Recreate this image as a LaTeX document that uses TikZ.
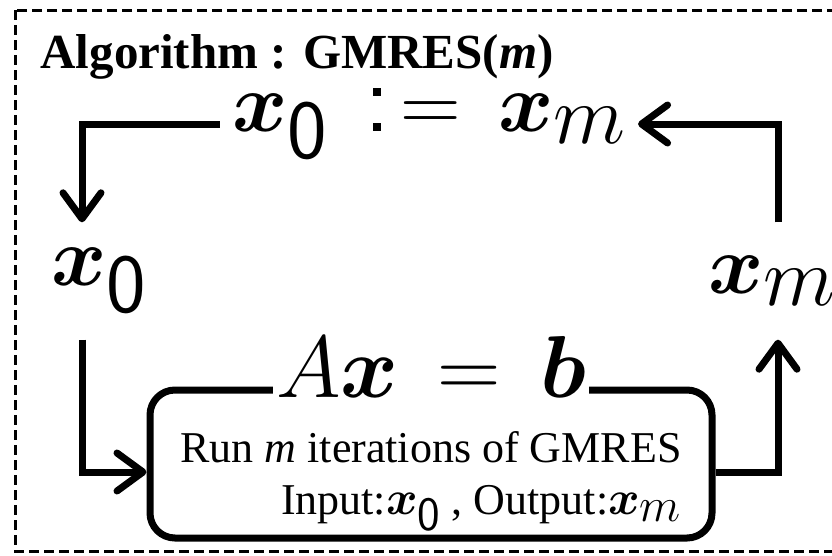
\RequirePackage{fix-cm}
\documentclass[tikz,border=0pt]{standalone}
\usepackage{amsmath,bm}
\usepackage{fontspec}
\setmainfont{Liberation Serif}
\usetikzlibrary{positioning, arrows.meta, calc}

\newcommand{\xzero}{\bm{x}_{\textstyle\mathsf{0}}}
\newcommand{\xem}{\bm{x}_{\textstyle m}}

\begin{document}
\begin{tikzpicture}[x=1pt,y=-1pt,
  flow/.style={line width=7pt,-{Straight Barb[length=26pt,width=38pt,round]}},
  bigmath/.style={font=\fontsize{84}{90}\selectfont,inner sep=0pt},
  solverbox/.style={draw,line width=7pt,rounded corners=25pt,minimum width=562pt,
                    minimum height=148pt,align=right,font=\fontsize{44}{52}\selectfont},
  eqlabel/.style={fill=white,inner sep=3pt,font=\fontsize{88}{90}\selectfont}]
  \clip (0,0) rectangle (832,555);
  \draw[line width=3pt,dash pattern=on 10pt off 5pt] (15,10) rectangle (860,551);

  \node[anchor=base west,font=\bfseries\fontsize{49}{56}\selectfont] (title) at (37,68)
    {Algorithm : GMRES(\textit{m})};
  \node[bigmath,inner xsep=12pt] (assign) at (429,124)
    {$\xzero\mkern8mu\mathord{\textsf{\fontsize{100}{100}\selectfont :}}\mkern2mu{=}\mkern8mu\xem$};
  \node[bigmath,minimum height=117pt] (x0) at (99,281) {$\xzero$};
  \node[bigmath,minimum height=117pt,anchor=west] (xm) at (708,281) {$\xem$};
  \node[solverbox] (solver) at (431,464)
    {\rule{0pt}{66pt}Run \textit{m} iterations of GMRES\\
     Input:{\fontsize{48}{52}\selectfont$\xzero$} , Output:{\fontsize{48}{52}\selectfont$\xem$}};
  \node[eqlabel,anchor=base] (eq) at ([yshift=-11pt]solver.north)
    {$A\bm{x}\mkern3mu=\mkern3mu\bm{b}$};

  % loop columns
  \coordinate (lcol) at (82,0);
  \coordinate (rcol) at (778,0);
  \draw[flow] (assign.west) -| (x0.north -| lcol);
  \draw[flow] (x0.south -| lcol) |- ([yshift=-8pt]solver.west);
  \draw[flow] ([yshift=-8pt]solver.east) -| (xm.south -| rcol);
  \draw[flow] (xm.north -| rcol) |- (assign.east);
\end{tikzpicture}
\end{document}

# [AIM OF THE TASK]
Exactly restate the lines from the beginning of the data through the line with "(15,10) rectangle (860,551);", and no others, keeping pictures out.

# [TASK RESPONSE]
Recreate this image as a LaTeX document that uses TikZ.
\RequirePackage{fix-cm}
\documentclass[tikz,border=0pt]{standalone}
\usepackage{amsmath,bm}
\usepackage{fontspec}
\setmainfont{Liberation Serif}
\usetikzlibrary{positioning, arrows.meta, calc}

\newcommand{\xzero}{\bm{x}_{\textstyle\mathsf{0}}}
\newcommand{\xem}{\bm{x}_{\textstyle m}}

\begin{document}
\begin{tikzpicture}[x=1pt,y=-1pt,
  flow/.style={line width=7pt,-{Straight Barb[length=26pt,width=38pt,round]}},
  bigmath/.style={font=\fontsize{84}{90}\selectfont,inner sep=0pt},
  solverbox/.style={draw,line width=7pt,rounded corners=25pt,minimum width=562pt,
                    minimum height=148pt,align=right,font=\fontsize{44}{52}\selectfont},
  eqlabel/.style={fill=white,inner sep=3pt,font=\fontsize{88}{90}\selectfont}]
  \clip (0,0) rectangle (832,555);
  \draw[line width=3pt,dash pattern=on 10pt off 5pt] (15,10) rectangle (860,551);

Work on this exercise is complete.